A permanent moon base in the 70s and 80s was largely impossible as far as the technology is concerned. Hell, we're approaching 2020 and we still have several major hurdles before we could put a permanent base on a body or planet that is not earth. Everything from radiation to supplies are still problems that need solved. Expecting them to solve them in the late 70s or early 80s is almost laughable.
I know HN and reddit likes to think it was congress who is responsible for the shift in NASAs goals (after all, they control the purse strings so they get to dictate/approve budgets & goals), but they did so precisely because NASA told them it was impossible to establish a permanent moon base at that point in time. On top of the insane cost, what more was there to be gained that justified the immense cost? If they wanted to go to the moon and study rocks, that's what the Apollo program was for. There was only so much we could learn with the technology we had at the time. People forget, the rest of the solar system awaited exploration too, but only so much money to go around.
"But we can use the moon as a base to launch further missions out into the solar system and beyond!" It's a nice pipe dream, but getting the materials there and/or manufacturing facilities to create everything needed is cost prohibitive. Also, the logistics of doing something like that today is insane, let alone 30 years ago.
osullivj|7 years ago
ChuckMcM|7 years ago
When I was in college, I got a chance to intern with Jerry Pournelle who was on the White House science advisory council and we talked about moon bases at one point. Jerry asserted (and I believe him) that NASA had a program "ready to go" to put a permanent installation on the moon. The budget challenges however were large.
I also got to meet Gerard O'Neill through Jerry who was pushing for colonizing space and had lead NASA to develop plans for how a Moon base would support the development of space habitats.
This let me understand that while the technical challenges were hard, they were engineering and budget challenges, no new science or equipment or materials had to be developed.

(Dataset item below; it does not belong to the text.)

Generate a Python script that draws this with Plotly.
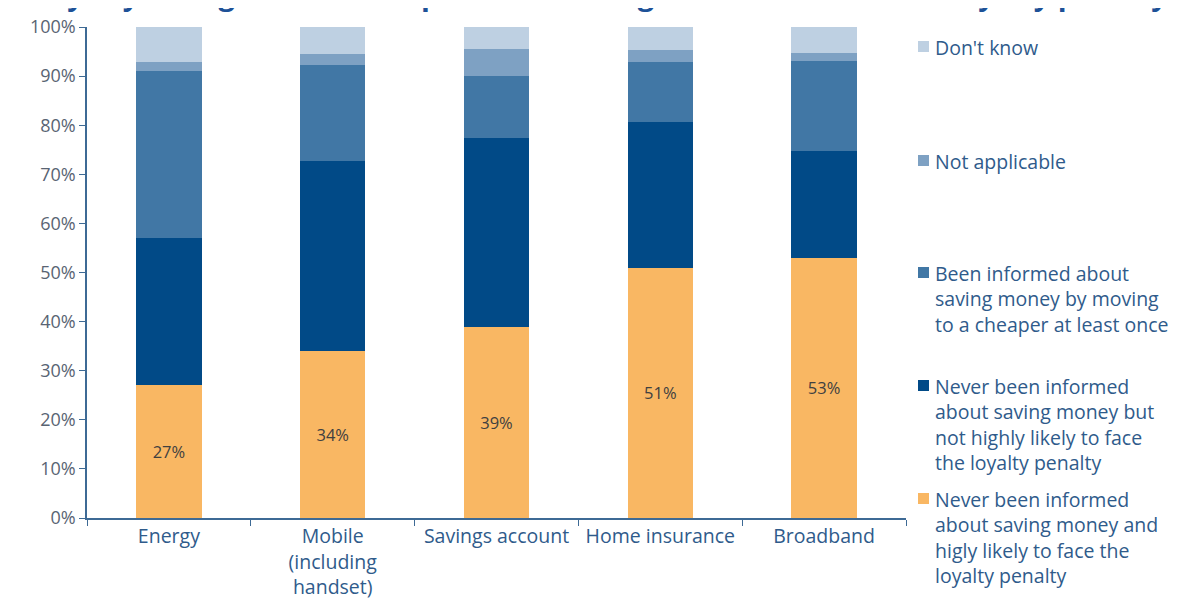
import plotly.graph_objects as go

# Categories and stacked shares (% of respondents), bottom to top.
categories = ["Energy", "Mobile<br>(including<br>handset)", "Savings account",
              "Home insurance", "Broadband"]

never_likely = [27, 34, 39, 51, 53]
never_not_likely = [30, 38.7, 38.4, 29.6, 21.7]
been_informed = [34, 19.6, 12.7, 12.2, 18.3]
not_applicable = [1.9, 2.2, 5.4, 2.5, 1.7]
dont_know = [7.1, 5.5, 4.5, 4.7, 5.3]

series_names = [
    "Never been informed<br>about saving money and<br>higly likely to face the<br>loyalty penalty",
    "Never been informed<br>about saving money but<br>not highly likely to face<br>the loyalty penalty",
    "Been informed about<br>saving money by moving<br>to a cheaper at least once",
    "Not applicable",
    "Don't know",
]
series_values = [never_likely, never_not_likely, been_informed, not_applicable, dont_know]
series_colors = ["#F9B763", "#014A87", "#4177A5", "#7EA1C3", "#BED0E2"]

FONT = "Open Sans"
TEXT_BLUE = "#2F5B8B"

# The page body adds an 8px offset, so margins are trimmed to compensate.
L, T, R, B = 79, 19, 291, 103
PLOT_W = 1189 - L - R
PLOT_H = 613 - T - B


def px_x(x):
    return (x - 8 - L) / PLOT_W


def px_y(y):
    return (613 - B - (y - 8)) / PLOT_H


fig = go.Figure()
for i, (name, vals, color) in enumerate(zip(series_names, series_values, series_colors)):
    fig.add_trace(
        go.Bar(
            x=categories,
            y=vals,
            name=name,
            marker=dict(color=color, line=dict(width=0)),
            text=[f"{v:.0f}%" for v in vals] if i == 0 else None,
            textposition="inside" if i == 0 else "none",
            insidetextanchor="middle",
            textfont=dict(family=FONT, size=16.5, color="#404040"),
            showlegend=False,
        )
    )

# Legend drawn by hand so entries keep the reference's uneven spacing.
legend_top = [46, 160, 272, 385, 498]
for name, color, y in zip(series_names[::-1], series_colors[::-1], legend_top):
    fig.add_shape(
        type="rect", xref="paper", yref="paper",
        x0=px_x(918), x1=px_x(929),
        y0=px_y(y + 6), y1=px_y(y - 5),
        fillcolor=color, line=dict(width=0),
    )
    fig.add_annotation(
        xref="paper", yref="paper",
        x=px_x(933), y=px_y(y - 14),
        xanchor="left", yanchor="top", align="left",
        text=name, showarrow=False,
        font=dict(family=FONT, size=19.5, color=TEXT_BLUE),
    )

# Cropped title: only the bottoms of the letters are visible at the top edge.
fig.add_annotation(
    xref="paper", yref="paper", x=px_x(600), y=px_y(15),
    xanchor="center", yanchor="bottom",
    text="<b>Loyalty: being informed of potential savings and likelihood of a loyalty penalty</b>",
    showarrow=False, font=dict(family=FONT, size=29, color="#1D5197"),
)

fig.update_layout(
    barmode="stack",
    bargap=0.6,
    width=1189,
    height=613,
    margin=dict(l=L, r=R, t=T, b=B),
    plot_bgcolor="white",
    paper_bgcolor="white",
    showlegend=False,
    font=dict(family=FONT),
    xaxis=dict(
        automargin=False,
        showline=True, linecolor="#3E6A95", linewidth=1.5,
        ticks="outside", tickson="boundaries", ticklen=6, tickcolor="#3E6A95",
        tickfont=dict(family=FONT, size=19.5, color=TEXT_BLUE),
        showgrid=False,
    ),
    yaxis=dict(
        automargin=False,
        range=[0, 100], dtick=10, ticksuffix="%",
        showline=True, linecolor="#3E6A95", linewidth=1.5,
        ticks="outside", ticklen=6, tickcolor="#3E6A95",
        tickfont=dict(family=FONT, size=18, color="#596473"),
        showgrid=False, zeroline=False,
    ),
)

fig.write_html("out.html")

The same materials that survived for years in orbit would survive on the Moon, the same resupply requirements that there were for a space station there would be for the Moon etc.
President Regan was open to the idea but the only way to fund big space initiatives was to make it sound like a war. That has historically been the only motivation that gets Congress to appropriate the funds. And in the late 70s, early 80's it was going to take a lot of funds.
Really smart people tried to make the argument that the economic benefits of adding 'space' to a country's economic operating zone would be immense, and create growth that could be taxed to fund the rest of the expansion fell on skeptical ears. Even O'Neil's pitch that space based solar power satellites would give the US a built in economic advantage; 'Cheap' energy would lower the development cost of all goods. Wasn't enough to get people to commit to the groundwork for this. When I last talked with Jerry about this, he suggested that a cost effective single stage to orbit capability, built to support Regan's SDI initiative, would enable space colonization as well (that was in 1990 or 1991).
Here we are, nearly 30 years after 1990, and SpaceX is on the cusp of making access to space an order of magnitude cheaper than it was in the 90's. This presentation [1] from 2007 could have been the SpaceX pitch deck!
Now I need to go dig around and see if I can find NASA's plans they did in the 80's.